UK consumer confidence improved sharply in November, after the large fall in October. There are several reasons for this improvement.

First, interest rates across the whole yield curve declined significantly in November, resulting in the two-year mortgage rate falling below 5%. This provided relief from one of the biggest drags on consumer confidence. In addition, house prices grew by about 1% in October, while shares and general asset prices recovered as well. All of these factors likely supported an improvement in the financial outlook of consumers.

 
 

Real wages are now probably growing at 3% on the year, given the large fall in inflation in October. The persistence in wage growth suggests wages will continue to rise faster than inflation for several months. This rise in purchasing power supports an improvement in current and future purchases components of consumer confidence.

However, the index remains in deep negative territory, suggesting consumers remain under pressure. While wages are now rising above the rate of inflation, consumers lost significant purchasing power during the past 18 months. Purchasing power is still 3 percentage points lower than in 2021. Furthermore, an increasing amount of residential mortgages will need to be refinanced at much higher interest rates, reducing household disposable incomes and hitting consumer confidence.

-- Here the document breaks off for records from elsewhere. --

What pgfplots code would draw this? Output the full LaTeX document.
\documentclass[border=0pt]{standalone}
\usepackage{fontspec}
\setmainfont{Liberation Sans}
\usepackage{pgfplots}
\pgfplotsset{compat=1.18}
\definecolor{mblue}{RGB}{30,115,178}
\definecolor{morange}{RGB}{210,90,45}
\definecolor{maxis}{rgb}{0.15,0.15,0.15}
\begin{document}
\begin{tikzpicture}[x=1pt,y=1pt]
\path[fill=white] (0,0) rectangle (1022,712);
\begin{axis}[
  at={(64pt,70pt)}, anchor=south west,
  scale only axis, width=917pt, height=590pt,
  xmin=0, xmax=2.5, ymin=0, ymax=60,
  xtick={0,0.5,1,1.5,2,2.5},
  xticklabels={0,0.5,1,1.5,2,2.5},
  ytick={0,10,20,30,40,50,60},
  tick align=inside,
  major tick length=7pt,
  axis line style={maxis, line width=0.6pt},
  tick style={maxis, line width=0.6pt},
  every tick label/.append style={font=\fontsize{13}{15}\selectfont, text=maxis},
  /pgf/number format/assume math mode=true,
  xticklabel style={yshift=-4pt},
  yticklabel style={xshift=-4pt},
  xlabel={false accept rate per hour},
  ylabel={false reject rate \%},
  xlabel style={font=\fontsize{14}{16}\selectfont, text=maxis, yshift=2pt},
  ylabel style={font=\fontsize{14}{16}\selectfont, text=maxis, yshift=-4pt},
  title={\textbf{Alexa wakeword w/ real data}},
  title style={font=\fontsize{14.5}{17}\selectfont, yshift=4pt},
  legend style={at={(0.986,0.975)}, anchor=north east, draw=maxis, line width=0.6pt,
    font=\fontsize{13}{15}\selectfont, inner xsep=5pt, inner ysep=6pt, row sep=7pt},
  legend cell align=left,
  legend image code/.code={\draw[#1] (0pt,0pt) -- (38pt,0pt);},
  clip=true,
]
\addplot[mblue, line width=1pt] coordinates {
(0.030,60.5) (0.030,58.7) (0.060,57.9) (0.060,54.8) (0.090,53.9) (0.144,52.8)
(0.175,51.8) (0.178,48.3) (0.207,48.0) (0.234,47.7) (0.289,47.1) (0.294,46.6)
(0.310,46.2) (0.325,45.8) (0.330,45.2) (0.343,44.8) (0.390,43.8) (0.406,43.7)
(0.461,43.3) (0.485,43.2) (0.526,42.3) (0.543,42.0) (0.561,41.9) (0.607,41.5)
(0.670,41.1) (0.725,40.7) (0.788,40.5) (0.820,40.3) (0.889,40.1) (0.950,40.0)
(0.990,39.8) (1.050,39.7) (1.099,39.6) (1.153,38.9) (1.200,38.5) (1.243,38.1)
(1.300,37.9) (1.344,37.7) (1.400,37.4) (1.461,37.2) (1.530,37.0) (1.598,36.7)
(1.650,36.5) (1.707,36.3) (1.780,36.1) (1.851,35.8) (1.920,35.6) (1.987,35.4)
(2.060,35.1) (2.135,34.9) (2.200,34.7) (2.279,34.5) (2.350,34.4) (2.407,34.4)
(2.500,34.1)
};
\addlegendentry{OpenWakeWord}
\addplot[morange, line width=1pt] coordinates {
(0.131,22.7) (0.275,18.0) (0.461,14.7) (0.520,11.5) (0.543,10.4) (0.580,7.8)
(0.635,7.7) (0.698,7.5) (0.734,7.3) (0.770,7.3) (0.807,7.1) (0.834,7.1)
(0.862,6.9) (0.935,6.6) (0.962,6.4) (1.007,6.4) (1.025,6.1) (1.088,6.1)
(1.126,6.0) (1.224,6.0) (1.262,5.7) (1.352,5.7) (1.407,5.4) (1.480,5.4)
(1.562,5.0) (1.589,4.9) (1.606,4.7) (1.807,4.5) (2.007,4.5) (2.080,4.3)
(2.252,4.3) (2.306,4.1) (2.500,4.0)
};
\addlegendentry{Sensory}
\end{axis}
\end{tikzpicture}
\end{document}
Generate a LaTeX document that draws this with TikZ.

The cold weather and some rise in gas prices will raise concerns about the potential for more inflation going forward. Also, the recent rise in geopolitical risk due to conflict in the Middle East will renew fears about higher oil prices, leading consumers to be more cautious with spending. 

 
 

Nevertheless, after the UK PMI yesterday, this is the second successive important survey showing an improvement in UK economic prospects. If these improvements continue, it is plausible the Bank of England was too pessimistic in its latest forecast of prolonged stagnation for the UK economy. Therefore, there is a risk markets have too many cuts priced in, especially when wage inflation remains at these elevated levels.